Dirk Schümer schreibt in der FRANKFURTER ALLGEMEINEN ZEITUNG in Sachen Müllentsorgung in Neapel:

"Neapel führt der Welt anschaulich vor, wie eine Demokratie aussieht, deren Herzstück organisierte Kriminalität heißt."

Die Clans nämlich kassieren für das Wegschaffen des Mülls, und die Stadtverwaltung kann nichts dagegen tun, dass alles irgendwo in der Landschaft landet. So jedenfalls haben wir das verstanden. Eine Gewissheit aber hat sich der FAZ-Autor – uns zur Tröstung – bis zuletzt aufgehoben:

"Und doch gehören die Neapolitaner, die verbissen für die Camorra demonstrieren, die ihren Müll in Hessen verbrennen lassen und den Staat als auszuplündernden Feind verstehen, untrennbar zu unserem Europa."

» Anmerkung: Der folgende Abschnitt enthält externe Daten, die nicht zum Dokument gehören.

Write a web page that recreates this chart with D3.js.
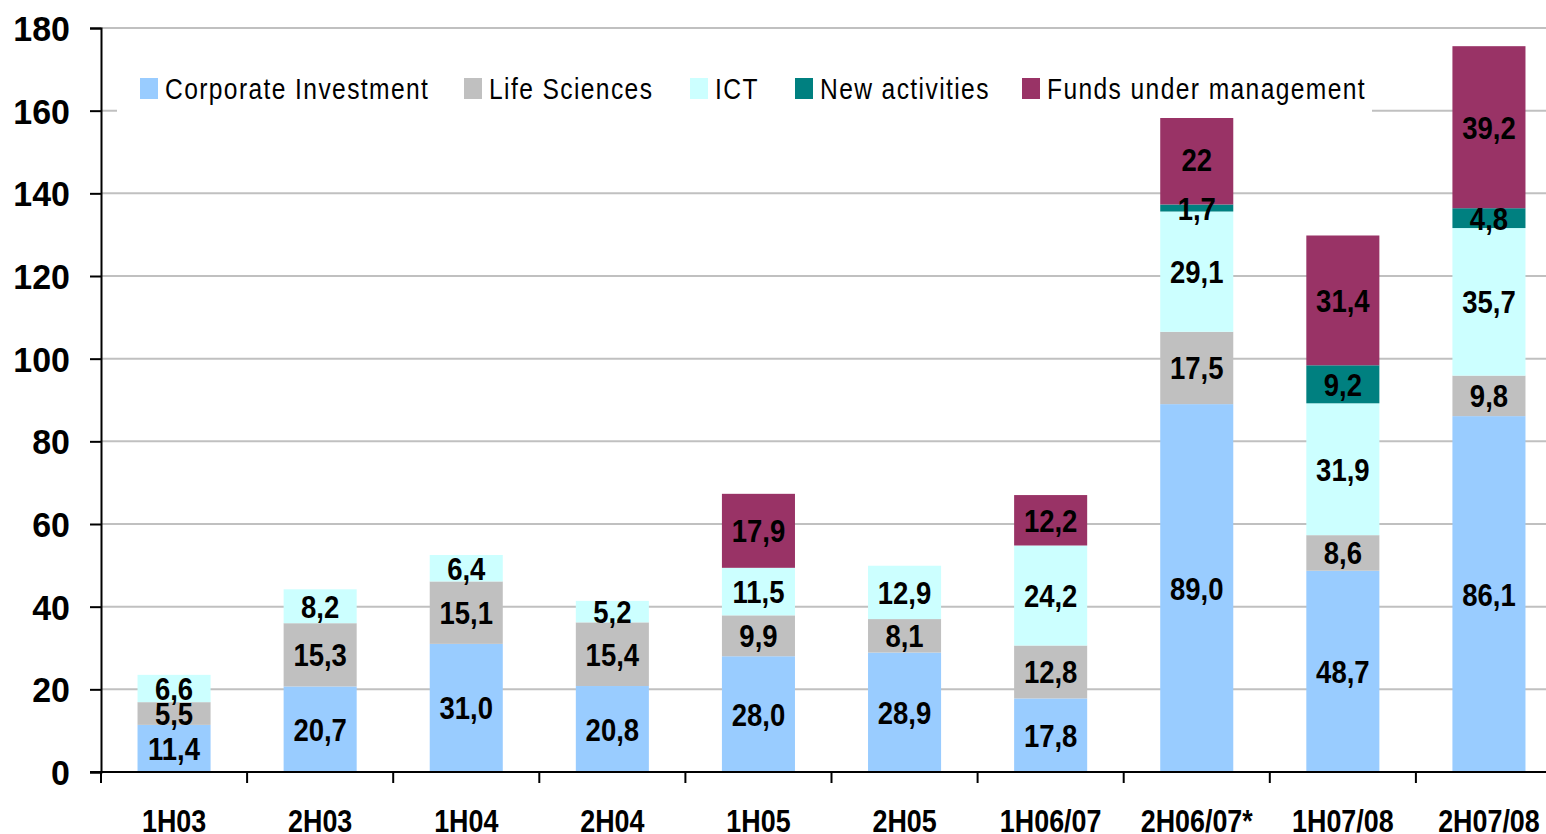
<!DOCTYPE html>
<html>
<head>
<meta charset="utf-8">
<script src="https://cdn.jsdelivr.net/npm/d3@7"></script>
<style>
  body { margin: 0; background: #fff; }
  svg { display: block; }
  text { font-family: "Liberation Sans", Arial, sans-serif; fill: #000; }
</style>
</head>
<body>
<div id="chart"></div>
<script>
// data
var periods = ["1H03", "2H03", "1H04", "2H04", "1H05", "2H05", "1H06/07", "2H06/07*", "1H07/08", "2H07/08"];
var corporate = [11.4, 20.7, 31.0, 20.8, 28.0, 28.9, 17.8, 89.0, 48.7, 86.1];
var lifeSciences = [5.5, 15.3, 15.1, 15.4, 9.9, 8.1, 12.8, 17.5, 8.6, 9.8];
var ict = [6.6, 8.2, 6.4, 5.2, 11.5, 12.9, 24.2, 29.1, 31.9, 35.7];
var newActivities = [0, 0, 0, 0, 0, 0, 0, 1.7, 9.2, 4.8];
var funds = [0, 0, 0, 0, 17.9, 0, 12.2, 22, 31.4, 39.2];
var seriesNames = ["Corporate Investment", "Life Sciences", "ICT", "New activities", "Funds under management"];
var seriesColors = ["#99CCFF", "#C0C0C0", "#CCFFFF", "#008080", "#993366"];
var yTicks = [0, 20, 40, 60, 80, 100, 120, 140, 160, 180];

var W = 1546, H = 834;
// the plot runs a little past the right edge of the picture
var m = { left: 101, right: 1562, top: 28, bottom: 772 };

var svg = d3.select("#chart").append("svg")
    .attr("width", W)
    .attr("height", H);

var x = d3.scaleBand()
    .domain(periods)
    .range([m.left, m.right])
    .paddingInner(0.5)
    .paddingOuter(0.25);

var y = d3.scaleLinear()
    .domain([0, 180])
    .range([m.bottom, m.top]);

// the original uses a narrow face, so squeeze the text sideways
function narrowText(sel, px, py, sx) {
    sel.attr("transform", function(d, i) {
        return "translate(" + px(d, i) + "," + py(d, i) + ") scale(" + sx + ",1)";
    });
}

// table for the stack
var rows = periods.map(function(p, i) {
    return {
        period: p,
        s0: corporate[i], s1: lifeSciences[i], s2: ict[i], s3: newActivities[i], s4: funds[i]
    };
});
var layers = d3.stack().keys(["s0", "s1", "s2", "s3", "s4"])(rows);

// gridlines
svg.append("g")
    .selectAll("line")
    .data(yTicks.filter(function(d) { return d > 0; }))
    .enter().append("line")
    .attr("x1", m.left).attr("x2", W)
    .attr("y1", function(d) { return y(d); })
    .attr("y2", function(d) { return y(d); })
    .attr("stroke", "#c0c0c0")
    .attr("stroke-width", 2);

// bars
var layerG = svg.append("g").selectAll("g")
    .data(layers)
    .enter().append("g")
    .attr("fill", function(d, i) { return seriesColors[i]; });

layerG.selectAll("rect")
    .data(function(d) { return d; })
    .enter().append("rect")
    .attr("x", function(d) { return x(d.data.period); })
    .attr("width", x.bandwidth())
    .attr("y", function(d) { return y(d[1]); })
    .attr("height", function(d) { return y(d[0]) - y(d[1]); });

// value labels
var fmt = d3.format(".1f");
function labelText(v, key) {
    if (key === "s4" && v === 22) return "22";
    return fmt(v).replace(".", ",");
}
layers.forEach(function(layer) {
    svg.append("g").selectAll("text")
        .data(layer.filter(function(d) { return d[1] - d[0] > 0; }))
        .enter().append("text")
        .attr("dy", "0.36em")
        .attr("text-anchor", "middle")
        .style("font-weight", "bold")
        .style("font-size", "32px")
        .text(function(d) { return labelText(d[1] - d[0], layer.key); })
        .call(narrowText,
            function(d) { return x(d.data.period) + x.bandwidth() / 2; },
            function(d) { return y((d[0] + d[1]) / 2); },
            0.86);
});

// y axis
var yAxis = d3.axisLeft(y).tickValues(yTicks).tickSize(11).tickPadding(19);
var yG = svg.append("g")
    .attr("transform", "translate(" + m.left + ",0)")
    .call(yAxis);
yG.select(".domain").attr("stroke", "#000").attr("stroke-width", 2);
yG.selectAll(".tick line").attr("stroke", "#000").attr("stroke-width", 2);
yG.selectAll(".tick text").remove();
yG.selectAll(".tick").append("text")
    .attr("dy", "0.36em")
    .attr("text-anchor", "end")
    .style("font-weight", "bold")
    .style("font-size", "35px")
    .text(function(d) { return d; })
    .call(narrowText, function() { return -31; }, function() { return 0; }, 0.97);

// x axis: ticks sit between the bars
var xAxisG = svg.append("g").attr("transform", "translate(0," + m.bottom + ")");
xAxisG.append("line")
    .attr("x1", m.left - 11).attr("x2", W)
    .attr("stroke", "#000").attr("stroke-width", 2);
var boundaries = periods.map(function(p) { return x(p) - x.step() * x.paddingInner() / 2; });
xAxisG.selectAll(".xtick")
    .data(boundaries)
    .enter().append("line")
    .attr("class", "xtick")
    .attr("x1", function(d) { return d; })
    .attr("x2", function(d) { return d; })
    .attr("y1", 0).attr("y2", 11)
    .attr("stroke", "#000").attr("stroke-width", 2);
xAxisG.selectAll(".xlab")
    .data(periods)
    .enter().append("text")
    .attr("class", "xlab")
    .attr("text-anchor", "middle")
    .style("font-weight", "bold")
    .style("font-size", "32px")
    .text(function(d) { return d; })
    .call(narrowText,
        function(d) { return x(d) + x.bandwidth() / 2; },
        function() { return 60; },
        0.84);

// legend
var legendX = [140, 464, 690, 795, 1022];
var legend = svg.append("g");
legend.append("rect")
    .attr("x", 117).attr("y", 62)
    .attr("width", 1255).attr("height", 56)
    .attr("fill", "#fff");
var items = legend.selectAll(".item")
    .data(seriesNames)
    .enter().append("g")
    .attr("class", "item")
    .attr("transform", function(d, i) { return "translate(" + legendX[i] + ",0)"; });
items.append("rect")
    .attr("x", 0).attr("y", 78)
    .attr("width", 18).attr("height", 21)
    .attr("fill", function(d, i) { return seriesColors[i]; });
items.append("text")
    .attr("dy", "0.36em")
    .style("font-size", "30px")
    .style("letter-spacing", "1.7px")
    .text(function(d) { return d; })
    .call(narrowText, function() { return 25; }, function() { return 88; }, 0.82);
</script>
</body>
</html>
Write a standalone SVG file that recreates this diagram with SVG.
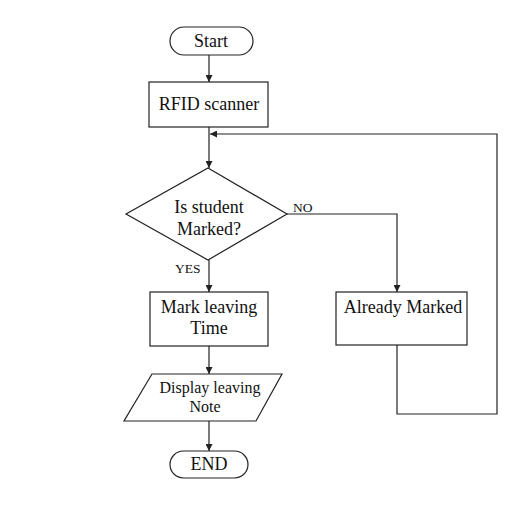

Um noch einmal auf die SÜDDEUTSCHE ZEITUNG zurückzukommen: "Die Erde könnte ein Paradies sein", steht über einem Aufsatz des Computer-Pioniers Joseph Weizenbaum. An zentraler Stelle lesen wir:

"Der Glaube, dass Wissenschaft und Technologie die Erde vor den Folgen des Klimawandels bewahren wird, ist irreführend. Nichts wird unsere Kinder und Kindeskinder vor einer irdischen Hölle retten. Es sei denn: Wir organisieren den Widerstand gegen die Gier des globalen Kapitalismus."